Заканчивая разбор книги Менгера, мы разрешим себе добавить несколько слов об авторе, к которому мы, конечно, хотим подойти настолько близко, насколько он привык подходить к своим историческим противникам.

Менгер - проницательный диалектик, логический ум, необычайный ученый, но ему очень не хватает универсального философского и исторического образования, как естественной широты горизонта, который способен всесторонне вмещать в себя опыты и представления. Он прав во многих отдельных вещах: в том, что высказался против исторической школы немецких экономистов; его исследования будет с интересом и пользой читать каждый, кто занимается этими вещами, в определенном смысле они представляют собой радостный знак духовной упругости и научных разногласий, которые характеризуют сегодняшнюю немецкую общественно-политическую науку. Но он точно не будет действовать как реформатор. Он, скорее, эпигон, который обучен исключительно естественной школой Милля и исключительно примыкает к более старой догматике национальной экономики, уголочку большого здания нашей науки, который точно известен только ему и в котором он уединился с проницательностью и ученостью; его принимают за целое здание, во всяком случае, за наилучший и значительнейший салон в этом же здании. Мы утверждаем, что не прав не его уголок, но только, что он из него не видит целое; мы считаем его плохим не за то, что он защищает свой способ, а за то, что он с чрезмерным чувством школьного учителя берет палку в руки и осмеливается ходить по другим комнатам здания и бить по пальцам того, кого находит там с не с такой духовной печатью, как у него. Мы никогда не осмелились бы применить к нему вывернутое наизнанку гордое слово пренебрежения для историков, которые неспособны решать наивысшие задачи специальных наук, а хотели бы превозносить свою собственную неспособность в качестве критерия для значимости научных достижений, даже если бы он принял слишком близко к сердцу слова Гете, что только негодяи скромны.
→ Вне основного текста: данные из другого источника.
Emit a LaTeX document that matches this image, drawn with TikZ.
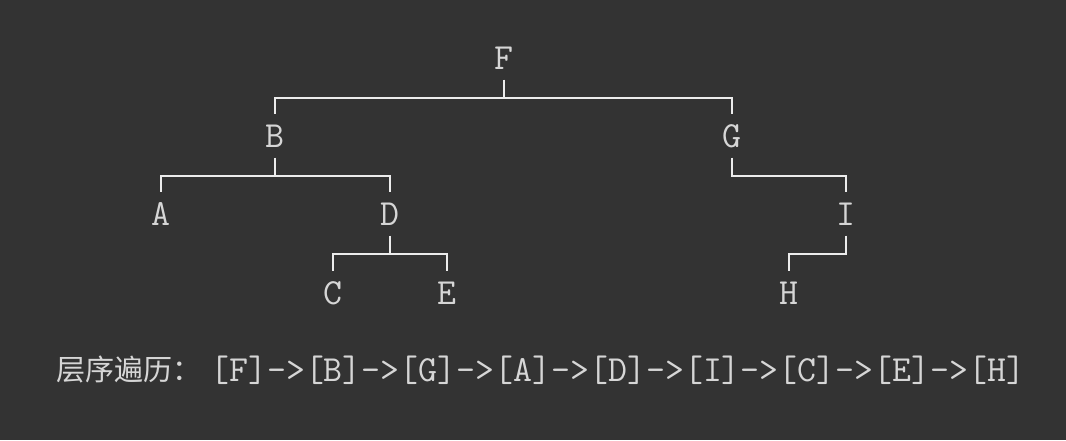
\documentclass[tikz,border=0pt]{standalone}
\usepackage{fontspec}
\newfontfamily\cjk{Noto Sans CJK SC}
\definecolor{bgcol}{HTML}{333333}
\definecolor{txtcol}{HTML}{D6D6D6}
\definecolor{linecol}{HTML}{ECECEC}

\begin{document}
\begin{tikzpicture}[x=0.75pt,y=-0.75pt,
  every node/.style={text=txtcol, font=\ttfamily\fontsize{27.6pt}{30pt}\selectfont, inner sep=0pt, minimum height=32pt},
  edge/.style={draw=linecol, line width=1.5pt, line join=miter}]
  \fill[bgcol] (0,0) rectangle (1066,440);
  \useasboundingbox (0,0) rectangle (1066,440);
  \path (504,58) node (F){F}
    (275,136) node (B){B} (732,136) node (G){G}
    (161,214) node (A){A} (390,214) node (D){D} (846,214) node (I){I}
    (333,293) node (C){C} (447,293) node (E){E} (789,293) node (H){H};
  \draw[edge] (F.south) -- ++(0,18.5) -| (B.north) (F.south) ++(0,18.5) -| (G.north);
  \draw[edge] (B.south) -- ++(0,18.5) -| (A.north) (B.south) ++(0,18.5) -| (D.north);
  \draw[edge] (D.south) -- ++(0,18.5) -| (C.north) (D.south) ++(0,18.5) -| (E.north);
  \draw[edge] (G.south) -- ++(0,18.5) -| (I.north);
  \draw[edge] (I.south) -- ++(0,18.5) -| (H.north);
  \node[anchor=west, font=\cjk\fontsize{21.8pt}{26pt}\selectfont] (title) at (56,370) {层序遍历：};
  \node[anchor=west] (order) at (210,370) {[F]->[B]->[G]->[A]->[D]->[I]->[C]->[E]->[H]};
\end{tikzpicture}
\end{document}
21 Здесь Шмоллер хотел сказать также что-то о Гильдебранде, но так и не сделал этого.

Дильтей, я бы сказал, является во всем полной противоположностью Мен-геру, несмотря на то, что он соприкасается с ним в единственном пункте, когда не одобряет растворения в истории теоретических наук о государстве, обществе и экономике. Горизонт у него настолько же широк, насколько ограничен у Менгера. Универсальность его намерений и его образования столь же достойны восхищения, как притягательно своеобразие его понимания, которое с пренебрежением отвергает все традиционные распространенные пути. То, что он предлагает нам в первом томе, является, правда, только отрывком, началом. Первая вступительная книга должна дать нам обзор взаимозависимости отдельных гуманитарных наук и доказать необходимость основополагающей науки; вторая книга демонстрирует нам историческое развитие гуманитарных и общественно-политических наук, как долго они оставались в плену метафизики, с намерением доказать, что время метафизического обоснования навсегда ушло. Эта большая часть книги дает обзорную историю наук и научной мысли до XVIII в. и одновременно показывает нам, как гуманитарные и общественные науки выросли на материнской почве познания. Кульминационным пунктом в этом обзоре или, скорее, тем, что больше всего интересует общественно-научные круги, является генезис греческих, средневеково-религиозных и абстрактных естественных гуманитарных и общественных учений XVIII в. С обнаружением истории происхождения этих теорий соединено познание их границ.

Первый том заканчивается блестящим разбором становления современного научного духа и заключительным рассуждением о невозможности метафизического познания.

Второй том должен следовать за историческим процессом до стадии отдельных наук и теории познания, представлять и разбирать теоретические работы о познании до наших дней, затем на этой основе пытаться заложить теоретические основы гуманитарных наук.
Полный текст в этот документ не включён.